Monday, August 21, 2017

A Letter To My Son About Pornography:

My Dear Son,

The eye beholds much good and evil in this life. Beholding leads to becoming. What we continually put before our eyes and minds will shape and determine who we are. Images either tell the truth or lie, but they all speak. On top of this, our natural eyes are lustful things not easily satisfied (1 John 2:16). One lustful look can change us. One look can feed the monster within so that it rears up its ugly head looking for more.

“Feed me,” he says. His appetite is fierce and unsatisfied. One look leads to another, and then to many more.

This is the kingdom of sexual lust — a world of soft porn and free porn — and secrets contained in cleared web browsers. What you behold, son, you become. If you steep your tea too long, it becomes bitter. Likewise, if you sit and soak in pornographic fantasies, your life will have a bitter taste. At first the flavors might taste sweet, but bitterness will always be the end result. And the bitterness will be shared someday in your interactions with girls: how you think about girls, talk to girls, treat girls, and pursue girls.

A Wicked Education in Sex

Pornography misshapes your vision of girls, whether you realize it or not. And one day, pornography might affect your future wife. The women gleaming on the computer screen may not directly feel the effects of your lust, but they will indirectly, as you fuel the industry that enslaves and trafficks them.

But the images cannot feel the painful grief and loss a wife feels when her husband’s hidden sins are inevitably revealed. I plead with you to not let the tea steep that long — to not let one look turn into thousands of looks over the course of years. If this happens, you will taste the bitterness, my sons, and you will want to spit it out.

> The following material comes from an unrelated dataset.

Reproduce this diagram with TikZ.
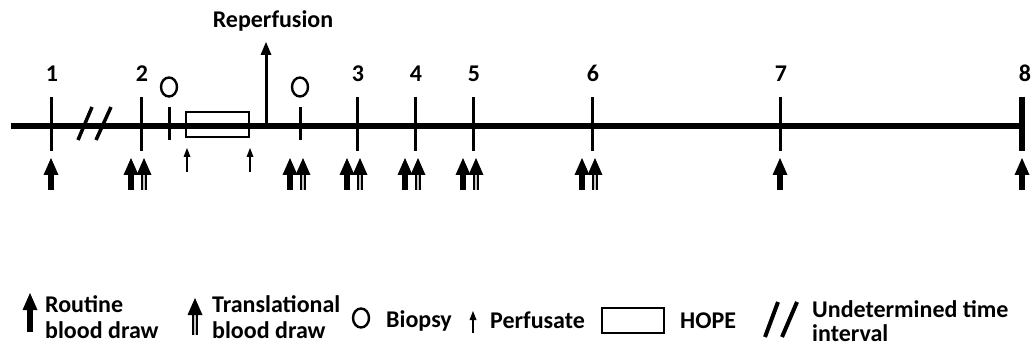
\documentclass[tikz,border=0pt]{standalone}
\usepackage{fontspec}
\setmainfont{Carlito}
\usetikzlibrary{shapes.geometric}
\newcommand\RArr[3]{% x, tip y, bottom y
  \fill (#1-7.5,#2+17) -- (#1,#2) -- (#1+7.5,#2+17) -- cycle;
  \fill (#1-3,#2+16) rectangle (#1+3,#3);}
\newcommand\TArr[3]{%
  \fill[gray!45] (#1-2.5,#2+16) rectangle (#1+2.5,#3);
  \draw[line width=1.1pt] (#1-2,#2+16) -- (#1-2,#3) (#1+2,#2+16) -- (#1+2,#3);
  \fill (#1-7.5,#2+17) -- (#1,#2) -- (#1+7.5,#2+17) -- cycle;}
\newcommand\PArr[3]{%
  \draw[line width=1.4pt] (#1,#2+6) -- (#1,#3);
  \fill (#1-3.5,#2+9) -- (#1,#2) -- (#1+3.5,#2+9) -- cycle;}
\begin{document}
\begin{tikzpicture}[x=1pt,y=-1pt,
  lbl/.style={font=\fontsize{24}{26}\selectfont\bfseries, inner sep=0pt, anchor=base},
  lgl/.style={lbl, anchor=base west},
  tickline/.style={line width=3pt},
  biop/.style={draw, line width=2.4pt, ellipse, minimum width=16pt, minimum height=19pt, inner sep=0pt},
  slash/.style={line width=3.5pt},
  hope/.style={draw, line width=2.2pt, inner sep=0pt}]
\useasboundingbox (0,0) rectangle (1032,347);
% main timeline
\coordinate (start) at (11,126);
\coordinate (end) at (1022,126);
\draw[line width=6.5pt] (start) -- (end);
% numbered ticks
\foreach \n/\x in {1/51,2/141,3/357,4/415,5/473,6/592,7/780}{
  \draw[tickline] (\x,97) -- (\x,151);
  \node[lbl] (n\n) at (\x+1,82) {\n};
}
\draw[line width=6pt] (1022,97) -- (1022,151);
\node[lbl] (n8) at (1025,82) {8};
% biopsy ticks and circles
\foreach \i/\x in {1/169,2/300}{
  \draw[tickline] (\x,107) -- (\x,140);
  \node[biop] (b\i) at (\x,87) {};
}
% undetermined interval
\draw[slash] (78,140) -- (92,107);
\draw[slash] (96,140) -- (111,107);
% HOPE box
\node[hope, minimum width=63pt, minimum height=25pt] (hopebox) at (217.5,124.5) {};
% reperfusion
\coordinate (rb) at (266,126);
\coordinate (rt) at (266,55);
\draw[line width=3pt] (rb) -- (rt);
\fill (260.5,55) -- (266,42) -- (271.5,55) -- cycle;
\node[lbl] (reperf) at (273,28) {Reperfusion};
% perfusate arrows
\PArr{187}{148}{172}
\PArr{250}{148}{172}
% blood draws
\RArr{51}{158}{190}
\foreach \x in {141,300,357,415,473,592}{
  \RArr{\x-10}{158}{190}
  \TArr{\x+3}{158}{190}
}
\RArr{780}{158}{190}
\RArr{1022}{158}{190}
% legend
\RArr{30}{293}{332}
\node[lgl] (lr1) at (45,312) {Routine};
\node[lgl] (lr2) at (45,338) {blood draw};
\TArr{195}{298}{335}
\node[lgl] (lt1) at (212,312) {Translational};
\node[lgl] (lt2) at (212,338) {blood draw};
\node[biop] (lb) at (361,318) {};
\node[lgl] (lbt) at (386,327) {Biopsy};
\PArr{473}{311}{333}
\node[lgl] (lpt) at (490,328) {Perfusate};
\node[hope, minimum width=62pt, minimum height=25pt] (lh) at (633,320.5) {};
\node[lgl] (lht) at (680,328) {HOPE};
\draw[line width=4pt] (765,337) -- (778,302);
\draw[line width=4pt] (782,337) -- (797,302);
\node[lgl] (lu1) at (812,317) {Undetermined time};
\node[lgl] (lu2) at (812,341) {interval};
\end{tikzpicture}
\end{document}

Lust distorts the glory of both biblical manhood and womanhood; it goes against the divine mandate in the garden of Eden. Men are to care for women — and provide and protect with humble strength — not exploit and dominate. Women are strong, capable, and your equal, not objects to be used and discarded.

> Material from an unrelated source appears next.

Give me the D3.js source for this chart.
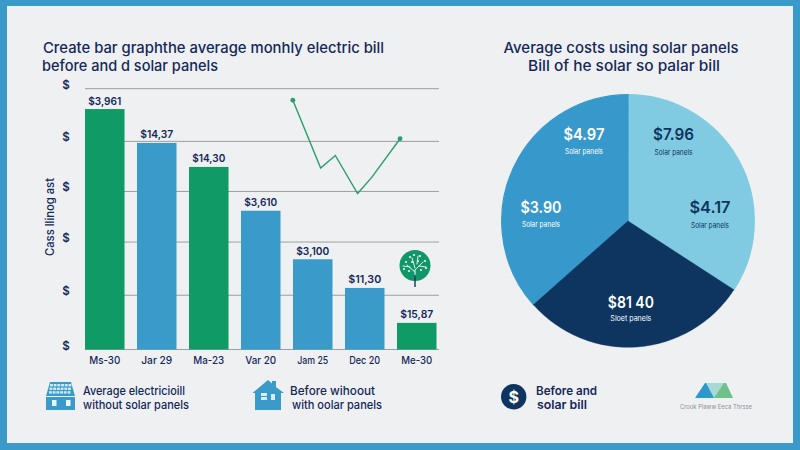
<!DOCTYPE html>
<html><head><meta charset="utf-8">
<style>html,body{margin:0;padding:0;background:#eff0f1;overflow:hidden}svg{display:block}text{font-family:Inter,Roboto,"Liberation Sans",sans-serif}</style>
<script src="https://cdn.jsdelivr.net/npm/d3@7/dist/d3.min.js"></script>
</head><body><svg id="c" width="800" height="450"></svg>
<script>
const categories=["Ms-30","Jar 29","Ma-23","Var 20","Jam 25","Dec 20","Me-30"];
const billValues=[4.61,3.96,3.50,2.66,1.73,1.18,0.51];
const billLabels=["$3,961","$14,37","$14,30","$3,610","$3,100","$11,30","$15,87"];
const billGroups=["g","b","g","b","b","b","g"];
const gridValues=[0,1.04,2.06,3.03,3.99,5];
const trendPos=[4.11,4.66,4.95,5.39,5.67,6.23];
const trendValues=[4.78,3.48,3.72,2.99,3.30,4.04];
const pieValues=[56,67,105.5,71.5,60];
const pieAmounts=["$7.96","$4.17","$81 40","$3.90","$4.97"];
const pieNotes=["Solar panels","Solar panels","Sloet panels","Solar panels","Solar panels"];
const pieGroups=["light","light","dark","mid","mid"];

const INK="#14285a",BLUE="#3a9bcb",GREEN="#0f9a66",NAVY="#0d3560",LIGHT="#80cbe1";
const svg=d3.select("#c");
svg.append("rect").attr("width",800).attr("height",450).attr("fill",BLUE);
svg.append("rect").attr("x",7).attr("y",6).attr("width",786).attr("height",437).attr("fill","#eff0f1");

function label(t,x,cy,w,size,weight,fill,anchor){
  const n=svg.append("text").text(t).attr("x",x).attr("y",cy).attr("dominant-baseline","central")
   .attr("font-size",size).attr("font-weight",weight||500).attr("fill",fill||INK).attr("text-anchor",anchor||"start");
  if(w) n.attr("textLength",w).attr("lengthAdjust","spacingAndGlyphs");
  return n;
}
label("Create bar graphthe average monhly electric bill",43,47.5,341,14.8,550);
label("before and d solar panels",42,65.5,176,14.8,550);
label("Average costs using solar panels",503.5,48,235,14.8,550);
label("Bill of he solar so palar bill",528,66,192,14.8,550);

// bars
const x=d3.scaleBand().domain(categories).range([85,436.5]).paddingInner(0.24).paddingOuter(0);
const y=d3.scaleLinear().domain([0,5]).range([349.5,88.7]);
const xLine=d3.scaleLinear().domain([0,7]).range([85,439]);
svg.append("g").selectAll("line").data(gridValues).join("line")
  .attr("x1",85).attr("x2",439).attr("y1",d=>y(d)).attr("y2",d=>y(d))
  .attr("stroke","#9b9fa1").attr("stroke-width",1);
svg.append("g").selectAll("rect").data(categories).join("rect")
  .attr("x",d=>x(d)).attr("width",x.bandwidth())
  .attr("y",(d,i)=>y(billValues[i])).attr("height",(d,i)=>y(0)-y(billValues[i]))
  .attr("fill",(d,i)=>billGroups[i]==="g"?GREEN:BLUE);
billLabels.forEach((t,i)=>label(t,x(categories[i])+x.bandwidth()/2,y(billValues[i])-8,33,10.5,600,INK,"middle"));
categories.forEach(c=>label(c,x(c)+x.bandwidth()/2,360.5,31,10.5,500,INK,"middle"));
gridValues.forEach(v=>label("$",66,y(v)-4,null,11.5,600,INK,"middle"));
svg.append("text").text("Cass llinog ast").attr("transform","translate(50,217) rotate(-90)")
  .attr("text-anchor","middle").attr("dominant-baseline","central").attr("font-size",11.5).attr("font-weight",500)
  .attr("fill",INK).attr("textLength",78).attr("lengthAdjust","spacingAndGlyphs");

// trend
const trend=d3.line().x(d=>xLine(d[0])).y(d=>y(d[1]));
const pts=trendPos.map((p,i)=>[p,trendValues[i]]);
svg.append("path").attr("d",trend(pts)).attr("fill","none").attr("stroke","#2a9e6e").attr("stroke-width",1.4);
svg.selectAll("circle.t").data([pts[0],pts[pts.length-1]]).join("circle").attr("class","t")
  .attr("cx",d=>xLine(d[0])).attr("cy",d=>y(d[1])).attr("r",2.4).attr("fill","#2a9e6e");

// pie: same-colour neighbours get a thicker self stroke so no seam shows, dark slice goes on top
const pieG=svg.append("g").attr("transform","translate(628,221)");
const arcs=d3.pie().sort(null)(pieValues);
const arc=d3.arc().innerRadius(0).outerRadius(126.3);
const colorOf={light:LIGHT,dark:NAVY,mid:"#3799cb"};
const order=arcs.map((d,i)=>({d,i})).sort((a,b)=>(pieGroups[a.i]==="dark")-(pieGroups[b.i]==="dark"));
pieG.selectAll("path").data(order).join("path").attr("d",o=>arc(o.d))
  .attr("fill",o=>colorOf[pieGroups[o.i]]).attr("stroke",o=>colorOf[pieGroups[o.i]])
  .attr("stroke-width",o=>pieGroups[o.i]==="dark"?0.4:1.2).attr("stroke-linejoin","round");
const labelArc=[[28,97],[81,83],[178,82],[278.5,88],[333,97]];
arcs.forEach((d,i)=>{
  const a=labelArc[i][0]*Math.PI/180,r=labelArc[i][1];
  const px=628+r*Math.sin(a),py=221-r*Math.cos(a);
  const ink=pieGroups[i]==="light"?NAVY:"#ffffff";
  label(pieAmounts[i],px,py-1,i==2?46:41,16.5,600,ink,"middle");
  label(pieNotes[i],px,py+(i==0||i==4?17:i==2?15.5:17),i==2?41:38,7.5,400,ink,"middle");
});

// legend texts
label("Average electricioill",83,390,102,12,550);
label("without solar panels",83,404,106,12,550);
label("Before wihoout",290,390,85,12,550);
label("with oolar panels",292,404,90,12,550);
label("Before and",536,390,61,12,600);
label("solar bill",537,404,50,12,600);

// solar house icon
const s=svg.append("g");
s.append("path").attr("d","M50 382H71L75 396V410H46V396Z").attr("fill",BLUE);
for(let r=0;r<3;r++)for(let k=0;k<6;k++)
  s.append("rect").attr("x",50+k*3.7-(r*.5)).attr("y",384+r*3.6).attr("width",2.9).attr("height",2.4).attr("fill","#cfe8f3");
s.append("rect").attr("x",46).attr("y",396).attr("width",29).attr("height",1).attr("fill","#eff0f1");
[52,66].forEach(p=>s.append("rect").attr("x",p).attr("y",400).attr("width",4.5).attr("height",6).attr("fill","#eaf5fa"));

// house icon
const h=svg.append("g");
h.append("path").attr("d","M252.5 393L268 380L272 383.5V381H276V387L284 393H281V410H255V393Z").attr("fill",BLUE);
h.append("rect").attr("x",261).attr("y",393).attr("width",6).attr("height",7).attr("fill","#dcecf5");
h.append("rect").attr("x",271).attr("y",394).attr("width",4).attr("height",6).attr("fill","#dcecf5");
h.append("line").attr("x1",261).attr("x2",267).attr("y1",396.5).attr("y2",396.5).attr("stroke",BLUE).attr("stroke-width",1);

// tree icon
const t=svg.append("g");
t.append("circle").attr("cx",415).attr("cy",265.5).attr("r",15.5).attr("fill","#11966a");
t.append("path").attr("d","M415 277V270M415 272L407 265M415 270L423 262M415 268L412 258M410 267L403 266M419 266L426 267M417 264L418 256")
  .attr("stroke","#e6f3ee").attr("stroke-width",1).attr("fill","none").attr("stroke-linecap","round");
t.append("line").attr("x1",415).attr("x2",415).attr("y1",275).attr("y2",287).attr("stroke","#14335a").attr("stroke-width",1.4);
[[406,262],[410,257],[414,255],[420,256],[425,261],[404,269],[409,271],[421,270],[426,268],[412,262],[418,261]].forEach(q=>
  t.append("circle").attr("cx",q[0]).attr("cy",q[1]).attr("r",1.1).attr("fill","#e6f3ee"));

// dollar badge
svg.append("circle").attr("cx",513.7).attr("cy",396.7).attr("r",12.7).attr("fill",NAVY);
label("$",513.7,397,null,16,700,"#ffffff","middle");

// logo
const g=svg.append("g");
g.append("path").attr("d","M695 398L705 383H712L718 398Z").attr("fill","#2f97cb");
g.append("path").attr("d","M714 398L723 383H726L733 398Z").attr("fill","#6fc08a");
g.append("path").attr("d","M706 383H724L714 398Z").attr("fill","#a8d9d5");
label("Crook Plaww Eeca Thrsse",680,406.5,72,6.2,400,"#8b9193");
</script></body></html>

But the porn industry diminishes both men and women, and reduces them all the way down to simple actors of animal lust for pixilation, instead of celebrating them as complex and glorious image bearers of their Creator. This is the consumer society we live in, devaluing human beings as they’re offered up for consumption. The porn industry is lining online aisles with a sexual zoo for viewing pleasure.

A Far Better Place to Look

You, my son, are called by God to reject sexual consumerism. You are called by Christ to seek pleasure in him, and to pour out your life in selfless giving to God and to others.

Jesus Christ is the opposite of pornography. Jesus lived a life of denial and sacrifice. No lust, ever. Sex for him was unnecessary, even as he imaged God perfectly. He became the least and the last in order to put us first. Pornography is self-exalting. It is putting your pleasures and desires first, before the glory of God and the good of others. Since Christ is the opposite of pornography, then look to Christ in your fight against sexual temptation and sin. When you behold Christ, you will become like him.

“For God, who said, ‘Let light shine out of darkness,’ has shone in our hearts to give the light of the knowledge of the glory of God in the face of Jesus Christ” (2 Corinthians 4:6).

Look upon his face, and pornography will begin to look strangely dim.

A Safe Place After Sexual Failure
When Moses asked God to show him his glory (Exodus 33:18), the glory of God in the gospel of Jesus Christ had not yet been fully revealed. How much more glorious is it for you, when you ask God to show you his glory now after the cross and resurrection? You only have to read about this glory in God’s word, and meditate upon it in your hearts and minds. You will be changed. “How can a young man keep his way pure? By guarding it according to your word” (Psalm 119:9).

And if you are drawn into the illicit pleasures of the internet, remember the words of Robert Murray McCheyne: “For every look at yourself, take ten looks at Christ.” One look at your sinful self calls for ten looks at Christ nailed to a cross for you. Being in Christ is the only qualification we need to behold his glory, even after we have sinned. He alone is the cure and the prevention for your sin.

Be Thou My Vision

Remember what Jesus said in Matthew 6:22:

“The eye is the lamp of the body. So, if your eye is healthy, your whole body will be full of light.”
A healthy eye connotes clear vision, and you will have a spiritually healthy way of looking at things (like the gift of sex). But your eyes can lie to you if you only see with them and not through them. The eye can distort your heart and mind if you are using it only to see what is directly in front of you. When your eyes are filled with the glory of God in Christ, you will clearly see through the distorting lies of lust.